Harvard no longer has a sound ideological foundation for the education it offers. Its old ideal, the liberal education, seems lost in administrative quibbles. Widener, the laboratories and museums are valuable tools, but even more valuable is the question of their use. Surely wisdom has more function than filling libraries.

The world-view of science is concealed from the average student because of the demand for trained professionals and researchers. In the departments themselves, research is rewarded at the expense of teaching.

The humanities bog down in criticism, history, and scholarly research which are not appropriate tools for education, however useful they are in scholarship. The responsibility for education falls not only upon scholars who have other obligations and are not suitably trained.

The social sciences get lost in the analytic paradigms and sterile historicisms that abstract themselves above the level of ordinary responsibility in social issues. There are more important questions than techniques of manipulation, nor are quotations from Marx a major form of understanding.
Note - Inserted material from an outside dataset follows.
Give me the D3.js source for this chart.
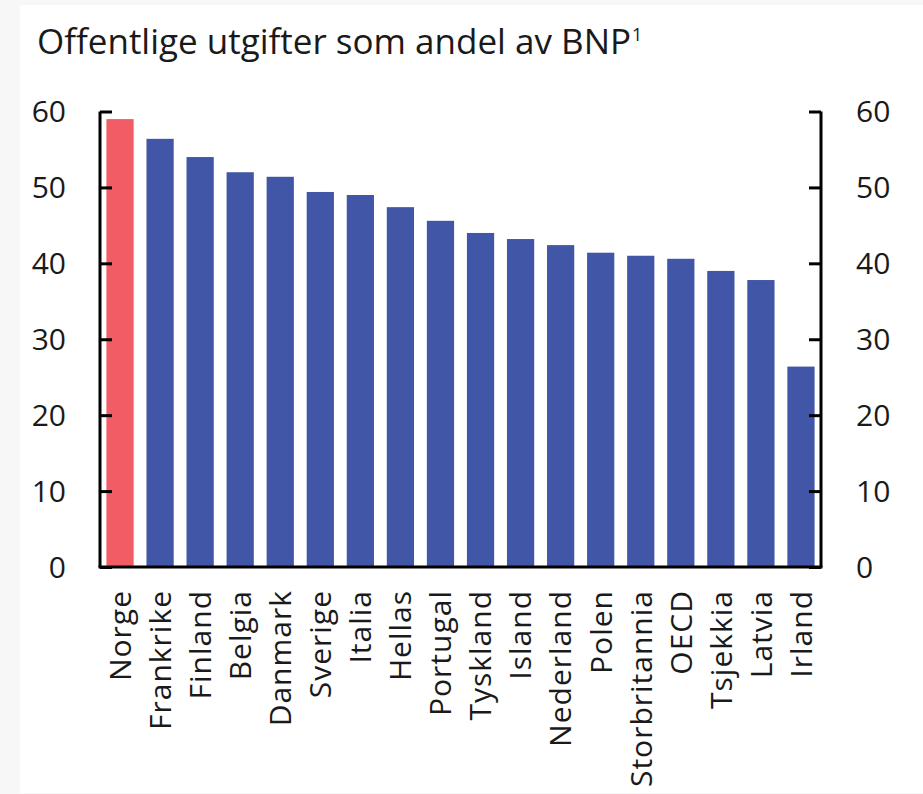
<!DOCTYPE html>
<html>
<head>
<meta charset="utf-8">
<script src="https://cdn.jsdelivr.net/npm/d3@7"></script>
<style>
    body { margin: 0; background: #f7f7f7; }
    #chart { display: block; }
    text { font-family: 'Open Sans', sans-serif; fill: #1a1a1a; }
</style>
</head>
<body>
<svg id="chart"></svg>
<script>
// Chart data
const countries = ['Norge', 'Frankrike', 'Finland', 'Belgia', 'Danmark', 'Sverige', 'Italia', 'Hellas',
    'Portugal', 'Tyskland', 'Island', 'Nederland', 'Polen', 'Storbritannia', 'OECD', 'Tsjekkia', 'Latvia', 'Irland'];
const values = [59.0, 56.4, 54.0, 52.0, 51.4, 49.4, 49.0, 47.4, 45.6, 44.0, 43.2, 42.4, 41.4, 41.0, 40.6, 39.0, 37.8, 26.4];
const yTicks = [0, 10, 20, 30, 40, 50, 60];
const highlight = 'Norge';

class BarChart {

    constructor(_config) {
        this.config = {
            parentElement: _config.parentElement,
            containerWidth: 923,
            containerHeight: 794,
            margin: {top: 111.5, right: 102, bottom: 227, left: 100}
        };
        this.initVis();
    }

    initVis() {
        let vis = this;

        vis.width = vis.config.containerWidth - vis.config.margin.left - vis.config.margin.right;
        vis.height = vis.config.containerHeight - vis.config.margin.top - vis.config.margin.bottom;

        vis.svg = d3.select(vis.config.parentElement)
            .attr('width', vis.config.containerWidth)
            .attr('height', vis.config.containerHeight);

        // white panel on light grey page
        vis.svg.append('rect')
            .attr('x', 20).attr('y', 5)
            .attr('width', vis.config.containerWidth - 20)
            .attr('height', vis.config.containerHeight - 6)
            .attr('fill', '#fff');

        // title with footnote mark
        const title = vis.svg.append('text')
            .attr('x', 37)
            .attr('y', 54)
            .style('font-size', '35px');
        title.append('tspan').text('Offentlige utgifter som andel av BNP');
        title.append('tspan')
            .attr('dx', 1)
            .attr('dy', -13)
            .style('font-size', '18px')
            .text('1');

        vis.chart = vis.svg.append('g')
            .attr('transform', `translate(${vis.config.margin.left},${vis.config.margin.top})`);

        vis.xScale = d3.scaleBand()
            .domain(countries)
            .range([0, vis.width])
            .paddingInner(0.32)
            .paddingOuter(0.16);

        vis.yScale = d3.scaleLinear()
            .domain([0, 60])
            .range([vis.height, 0]);

        vis.renderVis();
    }

    renderVis() {
        let vis = this;
        const data = countries.map((c, i) => ({country: c, value: values[i]}));

        vis.chart.selectAll('.bar')
                .data(data)
            .join('rect')
                .attr('class', 'bar')
                .attr('x', d => vis.xScale(d.country))
                .attr('width', vis.xScale.bandwidth())
                .attr('y', d => vis.yScale(d.value))
                .attr('height', d => vis.height - vis.yScale(d.value))
                .attr('fill', d => d.country === highlight ? '#f25d65' : '#4156a6');

        // ticks point inwards on both sides
        const yLeft = d3.axisRight(vis.yScale).tickValues(yTicks).tickSize(12).tickFormat('');
        const yRight = d3.axisLeft(vis.yScale).tickValues(yTicks).tickSize(12).tickFormat('');

        const gLeft = vis.chart.append('g').call(yLeft);
        const gRight = vis.chart.append('g')
            .attr('transform', `translate(${vis.width},0)`)
            .call(yRight);

        [gLeft, gRight].forEach(g => {
            g.select('.domain').remove();
            g.selectAll('.tick line').attr('stroke', '#000').attr('stroke-width', 3);
        });

        // axis frame lines
        vis.chart.append('line')
            .attr('x1', 0).attr('x2', 0)
            .attr('y1', 0).attr('y2', vis.height)
            .attr('stroke', '#000').attr('stroke-width', 3);
        vis.chart.append('line')
            .attr('x1', vis.width).attr('x2', vis.width)
            .attr('y1', 0).attr('y2', vis.height)
            .attr('stroke', '#000').attr('stroke-width', 3);
        vis.chart.append('line')
            .attr('x1', -1.5).attr('x2', vis.width + 1.5)
            .attr('y1', vis.height).attr('y2', vis.height)
            .attr('stroke', '#000').attr('stroke-width', 3);

        // tick labels on both sides
        vis.chart.selectAll('.y-label-left')
                .data(yTicks)
            .join('text')
                .attr('class', 'y-label-left')
                .attr('x', -34)
                .attr('y', d => vis.yScale(d))
                .attr('dy', '0.36em')
                .attr('text-anchor', 'end')
                .style('font-size', '30px')
                .text(d => d);

        vis.chart.selectAll('.y-label-right')
                .data(yTicks)
            .join('text')
                .attr('class', 'y-label-right')
                .attr('x', vis.width + 35)
                .attr('y', d => vis.yScale(d))
                .attr('dy', '0.36em')
                .attr('text-anchor', 'start')
                .style('font-size', '30px')
                .text(d => d);

        // rotated category labels
        vis.chart.selectAll('.x-label')
                .data(countries)
            .join('text')
                .attr('class', 'x-label')
                .attr('transform', d => `translate(${vis.xScale(d) + vis.xScale.bandwidth() / 2},${vis.height + 23}) rotate(-90)`)
                .attr('dy', '0.36em')
                .attr('text-anchor', 'end')
                .style('font-size', '30px')
                .style('letter-spacing', '1px')
                .text(d => d);
    }
}

new BarChart({parentElement: '#chart'});
</script>
</body>
</html>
Concentrations, instead of serving as tools to focus a student are treated as binding molds that a student must fit in growing. In this case the simplest reform is best. Just leave more loopholes in the requirements for concentration. The new independent studies program, although it asks the right questions, is too complicated and asks them at the wrong time.

The responsibility for learning devolves on the student anyway. No amount of requirements, however foolish, can force learning. It is also silly that freshmen have more freedom than seniors. Senior year is the right time for free study and should perhaps be dedicated to the question of "What have I learned?" or given how things run now, "What should I have learned?" Freshmen should study mathematics, Greek, music and drawing.

In reexamining its goals, the University must recognize its prime responsibility in education. The best means of doing this is to develop a faculty whose prime interest is teaching. This involves some personal renewal on the part of everyone on the faculty. Responsibility only sits on the shoulders of individuals. Committees slouch.

Frogs can live only in the world they expect. What am I to expect? Our worlds seems to have a lot of dead flies. Shall we starve?